Your answer should be a single number: the count of lines containing "seaborn".

——————

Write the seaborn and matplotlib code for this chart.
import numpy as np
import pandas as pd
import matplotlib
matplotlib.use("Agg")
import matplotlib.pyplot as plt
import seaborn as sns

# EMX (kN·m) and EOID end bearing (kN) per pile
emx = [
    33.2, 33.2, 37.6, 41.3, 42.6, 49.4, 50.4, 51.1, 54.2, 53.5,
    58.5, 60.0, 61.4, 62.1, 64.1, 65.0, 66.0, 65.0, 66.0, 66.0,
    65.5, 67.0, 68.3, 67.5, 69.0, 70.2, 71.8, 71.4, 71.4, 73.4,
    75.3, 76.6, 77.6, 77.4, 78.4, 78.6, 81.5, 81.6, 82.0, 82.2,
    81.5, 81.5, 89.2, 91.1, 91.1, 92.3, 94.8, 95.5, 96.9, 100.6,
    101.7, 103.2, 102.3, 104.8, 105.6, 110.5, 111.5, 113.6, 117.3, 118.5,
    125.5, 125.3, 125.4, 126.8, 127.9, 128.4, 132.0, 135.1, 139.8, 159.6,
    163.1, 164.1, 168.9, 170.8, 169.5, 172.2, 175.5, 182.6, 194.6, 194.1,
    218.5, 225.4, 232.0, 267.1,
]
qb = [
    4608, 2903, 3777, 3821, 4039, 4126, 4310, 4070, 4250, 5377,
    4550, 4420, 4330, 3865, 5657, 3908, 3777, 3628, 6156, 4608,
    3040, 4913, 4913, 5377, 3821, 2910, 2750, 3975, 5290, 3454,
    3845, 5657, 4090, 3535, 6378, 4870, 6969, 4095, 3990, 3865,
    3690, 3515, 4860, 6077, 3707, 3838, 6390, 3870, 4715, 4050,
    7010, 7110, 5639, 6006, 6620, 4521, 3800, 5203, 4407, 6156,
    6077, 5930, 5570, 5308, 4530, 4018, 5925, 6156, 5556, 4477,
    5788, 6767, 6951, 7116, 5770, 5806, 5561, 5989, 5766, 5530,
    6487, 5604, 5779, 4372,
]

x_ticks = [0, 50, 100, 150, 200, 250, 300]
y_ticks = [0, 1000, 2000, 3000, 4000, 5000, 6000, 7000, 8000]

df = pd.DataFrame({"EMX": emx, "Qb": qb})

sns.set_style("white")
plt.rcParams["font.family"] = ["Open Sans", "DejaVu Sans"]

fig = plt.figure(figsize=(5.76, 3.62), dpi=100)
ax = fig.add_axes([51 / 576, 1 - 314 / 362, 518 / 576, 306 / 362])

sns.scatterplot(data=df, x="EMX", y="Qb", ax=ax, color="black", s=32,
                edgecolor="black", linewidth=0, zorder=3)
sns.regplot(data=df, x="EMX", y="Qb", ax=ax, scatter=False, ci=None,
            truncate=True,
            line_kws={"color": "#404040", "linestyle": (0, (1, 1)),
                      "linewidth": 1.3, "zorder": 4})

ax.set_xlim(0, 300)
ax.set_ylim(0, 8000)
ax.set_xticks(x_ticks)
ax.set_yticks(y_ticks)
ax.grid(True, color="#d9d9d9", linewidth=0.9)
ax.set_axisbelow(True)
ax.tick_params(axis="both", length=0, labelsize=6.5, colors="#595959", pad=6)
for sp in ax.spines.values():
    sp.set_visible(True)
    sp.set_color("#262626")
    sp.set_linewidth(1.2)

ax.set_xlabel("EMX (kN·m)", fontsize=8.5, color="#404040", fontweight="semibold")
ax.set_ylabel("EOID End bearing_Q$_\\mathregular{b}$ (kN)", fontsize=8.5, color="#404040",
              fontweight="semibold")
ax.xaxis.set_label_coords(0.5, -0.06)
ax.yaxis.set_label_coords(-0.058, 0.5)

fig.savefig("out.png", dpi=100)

——————

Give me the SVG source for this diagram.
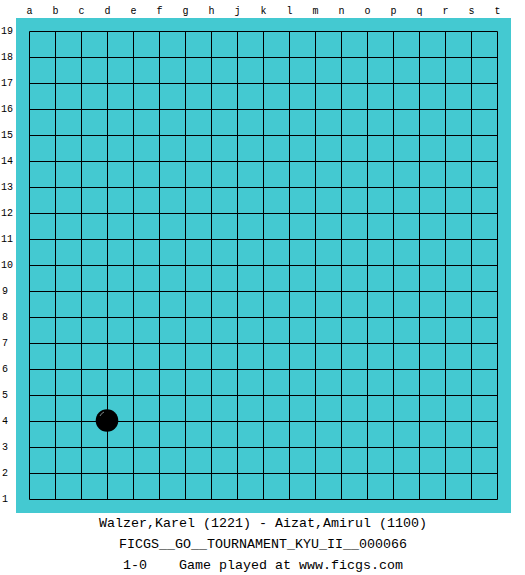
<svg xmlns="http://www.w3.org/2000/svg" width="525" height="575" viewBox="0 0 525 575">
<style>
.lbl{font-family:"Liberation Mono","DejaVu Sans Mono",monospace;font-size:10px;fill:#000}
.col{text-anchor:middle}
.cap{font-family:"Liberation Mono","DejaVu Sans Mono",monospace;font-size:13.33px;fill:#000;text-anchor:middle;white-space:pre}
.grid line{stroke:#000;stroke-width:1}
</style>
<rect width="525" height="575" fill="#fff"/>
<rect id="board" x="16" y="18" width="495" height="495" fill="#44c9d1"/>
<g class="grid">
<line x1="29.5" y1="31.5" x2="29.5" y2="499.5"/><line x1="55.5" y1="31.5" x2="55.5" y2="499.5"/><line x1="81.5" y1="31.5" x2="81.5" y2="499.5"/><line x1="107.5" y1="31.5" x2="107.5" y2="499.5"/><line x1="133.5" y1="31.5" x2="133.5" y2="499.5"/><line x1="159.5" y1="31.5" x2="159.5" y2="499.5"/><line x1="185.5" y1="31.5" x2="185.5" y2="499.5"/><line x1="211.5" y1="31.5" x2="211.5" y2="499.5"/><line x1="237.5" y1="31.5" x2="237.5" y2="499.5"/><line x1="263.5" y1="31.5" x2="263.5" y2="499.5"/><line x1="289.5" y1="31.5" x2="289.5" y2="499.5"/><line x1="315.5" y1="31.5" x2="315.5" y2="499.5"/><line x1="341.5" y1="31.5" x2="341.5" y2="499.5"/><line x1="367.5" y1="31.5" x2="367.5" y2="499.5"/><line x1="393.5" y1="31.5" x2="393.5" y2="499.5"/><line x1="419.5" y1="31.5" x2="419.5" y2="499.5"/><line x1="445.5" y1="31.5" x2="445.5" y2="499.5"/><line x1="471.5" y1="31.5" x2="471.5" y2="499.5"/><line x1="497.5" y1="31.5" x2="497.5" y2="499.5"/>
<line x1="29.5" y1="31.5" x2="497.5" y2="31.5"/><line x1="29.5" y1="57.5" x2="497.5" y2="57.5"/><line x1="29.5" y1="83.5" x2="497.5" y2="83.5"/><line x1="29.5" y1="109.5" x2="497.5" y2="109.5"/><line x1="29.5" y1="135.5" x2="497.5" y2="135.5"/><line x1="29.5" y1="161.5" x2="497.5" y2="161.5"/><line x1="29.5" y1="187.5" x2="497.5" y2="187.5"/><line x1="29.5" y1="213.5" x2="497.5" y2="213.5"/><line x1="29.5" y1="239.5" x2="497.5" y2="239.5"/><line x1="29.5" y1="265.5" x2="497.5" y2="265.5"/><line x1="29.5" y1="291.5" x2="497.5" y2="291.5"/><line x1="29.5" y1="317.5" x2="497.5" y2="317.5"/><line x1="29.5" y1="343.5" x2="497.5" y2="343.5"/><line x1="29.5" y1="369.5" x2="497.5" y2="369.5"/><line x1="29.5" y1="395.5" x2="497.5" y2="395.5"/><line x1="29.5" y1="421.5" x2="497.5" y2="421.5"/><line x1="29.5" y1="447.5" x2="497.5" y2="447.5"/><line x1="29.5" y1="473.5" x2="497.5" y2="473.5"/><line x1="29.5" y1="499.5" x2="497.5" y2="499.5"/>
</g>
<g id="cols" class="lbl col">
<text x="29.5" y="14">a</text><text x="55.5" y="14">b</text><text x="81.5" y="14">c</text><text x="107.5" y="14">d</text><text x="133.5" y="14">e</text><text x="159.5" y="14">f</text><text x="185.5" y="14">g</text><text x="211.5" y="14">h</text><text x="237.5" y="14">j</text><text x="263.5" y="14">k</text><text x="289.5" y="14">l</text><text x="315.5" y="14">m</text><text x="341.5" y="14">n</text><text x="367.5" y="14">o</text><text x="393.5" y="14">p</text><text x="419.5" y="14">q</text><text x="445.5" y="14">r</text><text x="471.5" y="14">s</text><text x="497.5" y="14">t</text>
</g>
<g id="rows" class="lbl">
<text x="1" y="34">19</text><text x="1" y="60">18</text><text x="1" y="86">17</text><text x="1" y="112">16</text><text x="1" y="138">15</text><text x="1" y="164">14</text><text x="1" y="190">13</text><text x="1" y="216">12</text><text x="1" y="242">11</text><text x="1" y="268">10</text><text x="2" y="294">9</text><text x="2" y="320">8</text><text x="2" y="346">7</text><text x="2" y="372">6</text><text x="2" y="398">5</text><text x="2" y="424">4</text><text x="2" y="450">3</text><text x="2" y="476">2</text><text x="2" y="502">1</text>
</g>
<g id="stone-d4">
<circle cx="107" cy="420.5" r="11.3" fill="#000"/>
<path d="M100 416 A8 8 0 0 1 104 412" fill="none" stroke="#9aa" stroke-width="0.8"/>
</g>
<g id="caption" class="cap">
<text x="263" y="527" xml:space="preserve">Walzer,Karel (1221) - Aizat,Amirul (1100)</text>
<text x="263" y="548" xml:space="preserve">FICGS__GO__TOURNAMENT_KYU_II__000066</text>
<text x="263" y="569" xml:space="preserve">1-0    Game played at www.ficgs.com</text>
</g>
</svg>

——————

Output for this exercise: 2